With all of this in mind, I followed Jonah down the walk. Luckily, Jonah’s good nature impelled him to stop. Had he noticed that my heels made it impossible for me to chase him? His eyes told me that he almost welcomed my company. “Jonah,” I asked, “Where are you going? What will I do if you’re not in school today?” Jonah sniffed and tears followed. “I can’t do that stuff. I hate school. I’m stupid and I ain’t going in there!” Trying to keep my own tears in check, I reminded Jonah, “You learned two years’ worth of reading last year. If you do that again, you’ll be right where you’re supposed to be.” Jonah wiped his eyes and smiled just a bit. “That’s why I got that certificate, huh? My mom put it on her bedroom mirror.” I quickly asked, “She liked it?” Jonah smiled as I walked him to the door. “We both like it,” Jonah admitted. With that, Jonah skipped to his classroom, ready to try once again. With that, I prayed once again: “Thank you, Lord, for helping me to convince Jonah of just how special he is.” Jonah had given meaning to that day and to every day that I was privileged to work with him.

Today, at the close of Luke’s gospel (14:1, 7-14), Jesus says, “…when you hold a banquet, invite the poor, the crippled, the lame, the blind; blessed indeed will you be because of their inability to repay you. For you will be repaid at the resurrection of the righteous.” I admit that Jesus’ promise is above and beyond anything I can hope for today because Jonah repaid me a thousand-fold for simply doing my job that year. So it is that I celebrate Labor Day 2019 with a prayer for you and me…

Loving God, help us never to overlook the treasure to be found in those whom this world considers to be castaways. Like Jesus, help us to see that it is through our association with these favored ones that we witness your greatest work and that we best emulate your loving and welcoming heart.
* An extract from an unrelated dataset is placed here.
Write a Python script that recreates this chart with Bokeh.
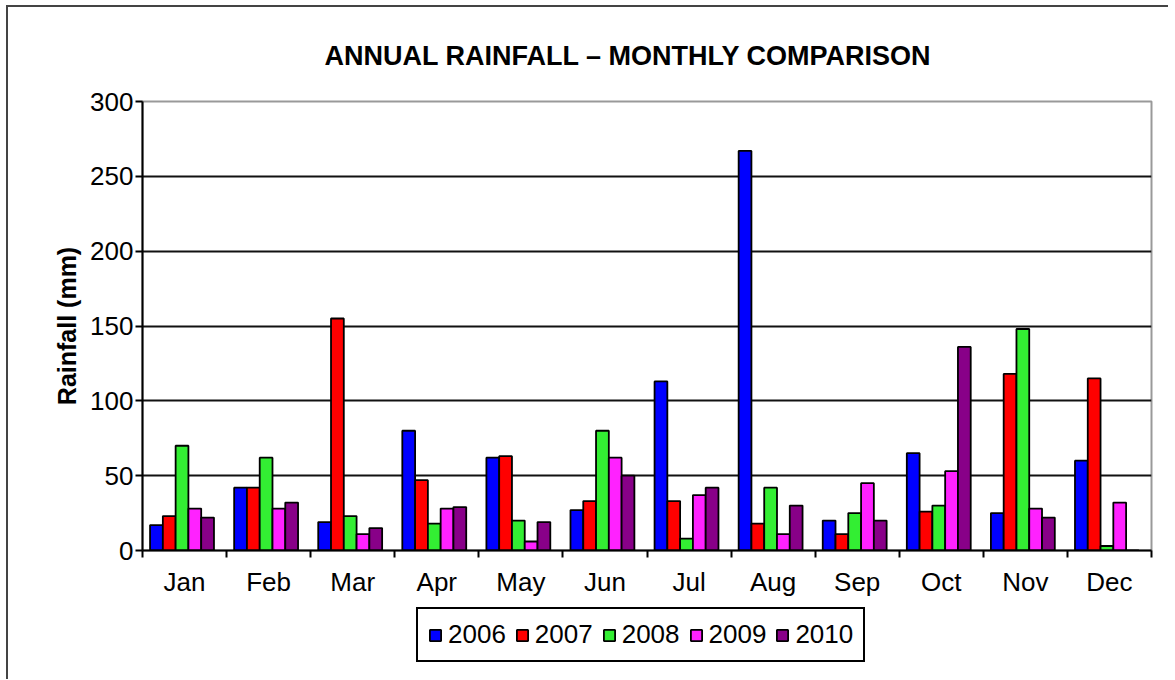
import numpy as np
from bokeh.plotting import figure
from bokeh.layouts import column
from bokeh.models import ColumnDataSource, Range1d, FixedTicker, Legend, LegendItem
from bokeh.transform import dodge
from bokeh.embed import file_html
from bokeh.resources import INLINE

months = ["Jan", "Feb", "Mar", "Apr", "May", "Jun", "Jul", "Aug", "Sep", "Oct", "Nov", "Dec"]
years = ["2006", "2007", "2008", "2009", "2010"]
r2006 = [17, 42, 19, 80, 62, 27, 113, 267, 20, 65, 25, 60]
r2007 = [23, 42, 155, 47, 63, 33, 33, 18, 11, 26, 118, 115]
r2008 = [70, 62, 23, 18, 20, 80, 8, 42, 25, 30, 148, 3]
r2009 = [28, 28, 11, 28, 6, 62, 37, 11, 45, 53, 28, 32]
r2010 = [22, 32, 15, 29, 19, 50, 42, 30, 20, 136, 22, 0]
y_ticks = [0, 50, 100, 150, 200, 250, 300]
colors = ["#0000FF", "#FF0000", "#33EE33", "#FF22FF", "#880088"]
series = [r2006, r2007, r2008, r2009, r2010]

centers = np.arange(len(months)) + 0.5
src = ColumnDataSource(dict(x=centers, **{y: v for y, v in zip(years, series)}))

FONT = "Liberation Sans"
p = figure(width=1160, height=600, x_range=Range1d(0, len(months)), y_range=Range1d(0, 300),
           output_backend="svg", toolbar_location=None,
           min_border_left=134, min_border_right=17, min_border_top=94, min_border_bottom=57)

bw = 0.152
shift = -0.03
for i, (yr, c) in enumerate(zip(years, colors)):
    p.vbar(x=dodge("x", (i - 2) * bw + shift, range=p.x_range), top=yr, width=bw, source=src,
           fill_color=c, line_color="black", line_width=1.8)

p.title.text = "ANNUAL RAINFALL \u2013 MONTHLY COMPARISON"
p.title.align = "left"
p.title.offset = 182
p.title.text_font = FONT
p.title.text_font_size = "27px"
p.title.text_font_style = "bold"
p.title.text_color = "black"
p.title.standoff = 62

p.outline_line_color = "#999999"
p.outline_line_width = 2

# y axis
p.yaxis.ticker = FixedTicker(ticks=y_ticks, minor_ticks=[])
p.yaxis.axis_label = "Rainfall (mm)"
p.yaxis.axis_label_text_font = FONT
p.yaxis.axis_label_text_font_size = "25px"
p.yaxis.axis_label_text_font_style = "bold"
p.yaxis.axis_label_text_color = "black"
p.yaxis.axis_label_standoff = 6
p.yaxis.major_label_text_font = FONT
p.yaxis.major_label_text_font_size = "26px"
p.yaxis.major_label_text_color = "black"
p.yaxis.axis_line_color = "black"
p.yaxis.axis_line_width = 2
p.yaxis.major_tick_line_color = "black"
p.yaxis.major_tick_line_width = 2
p.yaxis.major_tick_out = 7
p.yaxis.major_tick_in = 0
p.yaxis.major_label_standoff = 2

# x axis: labels at centres, ticks at boundaries
p.xaxis.ticker = FixedTicker(ticks=list(centers), minor_ticks=list(range(len(months) + 1)))
p.xaxis.major_label_overrides = {float(c): m for c, m in zip(centers, months)}
p.xaxis.major_label_text_font = FONT
p.xaxis.major_label_text_font_size = "26px"
p.xaxis.major_label_text_color = "black"
p.xaxis.axis_line_color = "black"
p.xaxis.axis_line_width = 2
p.xaxis.major_tick_line_color = None
p.xaxis.major_tick_out = 8
p.xaxis.major_tick_in = 0
p.xaxis.minor_tick_line_color = "black"
p.xaxis.minor_tick_line_width = 2
p.xaxis.minor_tick_out = 7
p.xaxis.minor_tick_in = 0
p.xaxis.major_label_standoff = 8

p.xgrid.grid_line_color = None
p.ygrid.grid_line_color = "#111111"
p.ygrid.grid_line_width = 2

# legend strip below the chart (hidden copies of the series feed the legend swatches)
pl = figure(width=1160, height=72, x_range=Range1d(0, len(months)), y_range=Range1d(0, 300),
            output_backend="svg", toolbar_location=None, x_axis_type=None, y_axis_type=None,
            min_border=0)
pl.outline_line_color = None
pl.grid.grid_line_color = None
leg_renderers = []
for i, (yr, c) in enumerate(zip(years, colors)):
    r = pl.vbar(x=dodge("x", (i - 2) * bw + shift, range=pl.x_range), top=yr, width=bw, source=src,
                fill_color=c, line_color="black", line_width=1.8, visible=False)
    leg_renderers.append(r)

legend = Legend(items=[LegendItem(label=y, renderers=[r]) for y, r in zip(years, leg_renderers)],
                orientation="horizontal", location=(274, 17))
legend.label_text_font = FONT
legend.label_text_font_size = "26px"
legend.label_text_color = "black"
legend.glyph_width = 14
legend.glyph_height = 14
legend.label_standoff = 6
legend.spacing = 9
legend.padding = 10
legend.margin = 0
legend.inactive_fill_alpha = 0
legend.border_line_color = "black"
legend.border_line_width = 2
legend.border_line_alpha = 1
pl.add_layout(legend)

layout = column(p, pl, spacing=0,
                styles={"border-left": "2px solid #444", "border-top": "2px solid #444",
                        "margin-left": "6px", "margin-top": "5px"})

open("out.html", "w").write(file_html(layout, INLINE))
©2019 Mary Penich – All Rights Reserved

Love Them All…

We are one body, individually members of one another.
Romans 12:5

As a child, I found the word “hate” to be terribly powerful. I refrained from using it for years. To “hate” anyone seemed to eliminate the possibility that I would ever learn to love him or her. In spite of the occasional teasing and physical trauma I suffered, I truly tried not to hate anyone.

My childhood resolve eventually faded and this became more difficult. Fortunately, college gave me more than the tools I needed to teach. It was there that my appreciation for children young and old grew exponentially. Later, when I had my own classroom, I couldn’t keep my students from occupying special places in my heart. It was more often a colleague or a student’s parent who tested my ability to love than it was any of the children in my classroom. I reminded myself often that these adults were also somebody’s children. I challenged myself to find reasons they these people might be loved by their parents and to focus on those attributes.

As I consider my frustration and sadness over so much of today’s news, I try to remember that those who turn our little worlds upside down and those who are playing havoc with the world at large are somebody’s children as well. We are all God’s children and it is up to us to find ways to get along. Though our efforts may seem small in the grand scheme of things, they will make a difference just the same.

Merciful God, help us to see one another with your eyes and to love one another with your heart. Help us to bring peace and justice back into this world, one encounter at a time.